Chievous, a native of New York, has long made his home in Columbia. He works with disabled adults at a non-profit organization and said he intentionally keeps a low profile, comparing himself to a "solar eclipse, seldom seen." He deflected questions about what it meant to have his number retired, instead focusing on the teammates, friends and family who helped along the way.

"When I came here, it was like an alien landed," Chievous said. "The things I did and the things I said, people looked at me like, 'Who is this?' Even some of my teammates were like, 'Who is this?' For everyone to open their hearts and their housing and their arms to me, it's been a blessing."

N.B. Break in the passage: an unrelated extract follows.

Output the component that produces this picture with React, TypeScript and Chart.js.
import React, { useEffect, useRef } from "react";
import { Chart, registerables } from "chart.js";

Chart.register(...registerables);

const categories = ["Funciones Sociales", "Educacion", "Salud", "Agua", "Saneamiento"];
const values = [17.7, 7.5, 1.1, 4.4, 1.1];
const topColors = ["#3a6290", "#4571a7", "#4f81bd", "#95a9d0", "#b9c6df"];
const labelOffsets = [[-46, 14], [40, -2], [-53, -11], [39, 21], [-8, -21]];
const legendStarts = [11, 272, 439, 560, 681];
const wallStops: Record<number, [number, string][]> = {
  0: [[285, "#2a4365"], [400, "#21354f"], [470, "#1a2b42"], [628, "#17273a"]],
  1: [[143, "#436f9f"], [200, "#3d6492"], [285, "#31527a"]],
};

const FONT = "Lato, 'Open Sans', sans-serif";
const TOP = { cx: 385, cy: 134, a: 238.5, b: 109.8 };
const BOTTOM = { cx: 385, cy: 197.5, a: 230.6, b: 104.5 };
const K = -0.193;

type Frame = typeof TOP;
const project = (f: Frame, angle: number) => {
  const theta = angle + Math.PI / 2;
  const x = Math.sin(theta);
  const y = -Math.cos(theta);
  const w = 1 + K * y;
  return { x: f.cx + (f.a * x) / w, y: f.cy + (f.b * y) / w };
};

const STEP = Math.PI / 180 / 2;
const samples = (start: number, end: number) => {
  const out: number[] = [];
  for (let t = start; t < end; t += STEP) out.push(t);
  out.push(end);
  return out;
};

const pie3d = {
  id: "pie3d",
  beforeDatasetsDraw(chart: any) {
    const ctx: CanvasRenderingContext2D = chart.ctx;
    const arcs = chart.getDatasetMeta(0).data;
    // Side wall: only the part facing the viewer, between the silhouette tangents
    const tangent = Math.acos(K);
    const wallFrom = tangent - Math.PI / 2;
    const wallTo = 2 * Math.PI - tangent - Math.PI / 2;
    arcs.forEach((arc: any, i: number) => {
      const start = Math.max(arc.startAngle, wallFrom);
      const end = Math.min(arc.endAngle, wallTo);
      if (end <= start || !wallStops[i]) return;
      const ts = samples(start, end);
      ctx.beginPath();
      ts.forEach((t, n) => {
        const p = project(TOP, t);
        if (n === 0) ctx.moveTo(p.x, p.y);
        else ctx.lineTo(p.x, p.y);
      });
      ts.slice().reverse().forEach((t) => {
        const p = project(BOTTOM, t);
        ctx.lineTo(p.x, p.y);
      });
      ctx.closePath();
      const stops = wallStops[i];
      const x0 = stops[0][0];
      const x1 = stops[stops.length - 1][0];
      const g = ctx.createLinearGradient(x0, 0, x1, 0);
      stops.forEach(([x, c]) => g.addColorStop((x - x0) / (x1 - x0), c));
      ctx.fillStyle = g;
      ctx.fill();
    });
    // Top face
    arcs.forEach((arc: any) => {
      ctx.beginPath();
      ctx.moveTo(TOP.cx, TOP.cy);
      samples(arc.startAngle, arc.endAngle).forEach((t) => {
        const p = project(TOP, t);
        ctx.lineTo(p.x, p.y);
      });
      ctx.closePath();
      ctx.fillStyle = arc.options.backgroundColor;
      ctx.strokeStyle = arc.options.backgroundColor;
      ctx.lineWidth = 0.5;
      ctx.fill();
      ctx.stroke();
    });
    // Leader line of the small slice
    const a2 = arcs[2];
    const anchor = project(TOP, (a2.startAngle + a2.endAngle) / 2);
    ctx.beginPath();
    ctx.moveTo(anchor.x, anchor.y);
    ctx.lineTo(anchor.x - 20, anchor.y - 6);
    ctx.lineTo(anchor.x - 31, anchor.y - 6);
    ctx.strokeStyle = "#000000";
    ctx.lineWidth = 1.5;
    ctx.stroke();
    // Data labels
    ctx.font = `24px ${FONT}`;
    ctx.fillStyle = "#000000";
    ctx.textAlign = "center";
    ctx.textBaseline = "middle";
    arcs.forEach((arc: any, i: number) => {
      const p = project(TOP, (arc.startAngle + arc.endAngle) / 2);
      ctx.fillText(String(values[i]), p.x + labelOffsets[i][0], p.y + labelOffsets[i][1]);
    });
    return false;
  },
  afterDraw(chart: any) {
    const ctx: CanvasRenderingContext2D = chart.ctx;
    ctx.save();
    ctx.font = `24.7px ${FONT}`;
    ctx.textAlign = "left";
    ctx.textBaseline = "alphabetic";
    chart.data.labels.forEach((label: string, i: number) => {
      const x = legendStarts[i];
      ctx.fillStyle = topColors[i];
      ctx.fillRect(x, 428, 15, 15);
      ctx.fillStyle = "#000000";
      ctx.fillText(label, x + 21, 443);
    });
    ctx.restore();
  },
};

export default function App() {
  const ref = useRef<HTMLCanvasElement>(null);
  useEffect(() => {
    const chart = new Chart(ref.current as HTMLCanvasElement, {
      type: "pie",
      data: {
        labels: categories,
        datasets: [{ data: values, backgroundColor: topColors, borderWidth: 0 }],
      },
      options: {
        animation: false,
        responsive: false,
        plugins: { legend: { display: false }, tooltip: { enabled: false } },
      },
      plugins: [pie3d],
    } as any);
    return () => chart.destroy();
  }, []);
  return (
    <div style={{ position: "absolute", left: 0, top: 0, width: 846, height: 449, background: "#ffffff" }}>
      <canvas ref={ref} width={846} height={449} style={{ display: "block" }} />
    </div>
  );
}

Missouri: The Tigers desperately need sophomore guard Mark Smith to regain the form he showed in the first 17 games, when he averaged more than 12 points and shot 48 percent from 3-point range. Smith sprained his ankle late in Missouri's loss at Arkansas on Jan. 23 and missed the next six games. In the two games since returning, he has scored three points. He went scoreless on 0-for-7 shooting against Kentucky.

"I credit the guy for wanting to be a part of this team and help us win a game," Martin said. "He has two inches of tape on his ankle. I applaud and respect him."

Kentucky: With his 297th victory in 10 years at Kentucky, John Calipari tied Joe B. Hall for second place in wins at the school. Calipari has some work to do to catch the man at the top of the list — Adolph Rupp won 876 games in 42 years leading the Wildcats.

"I wish I hadn't," Calipari said of tying Hall, a friend and frequent visitor to Kentucky practices.


Missouri: The Tigers play Saturday at Florida.

Kentucky: The Wildcats play host to Auburn on Saturday.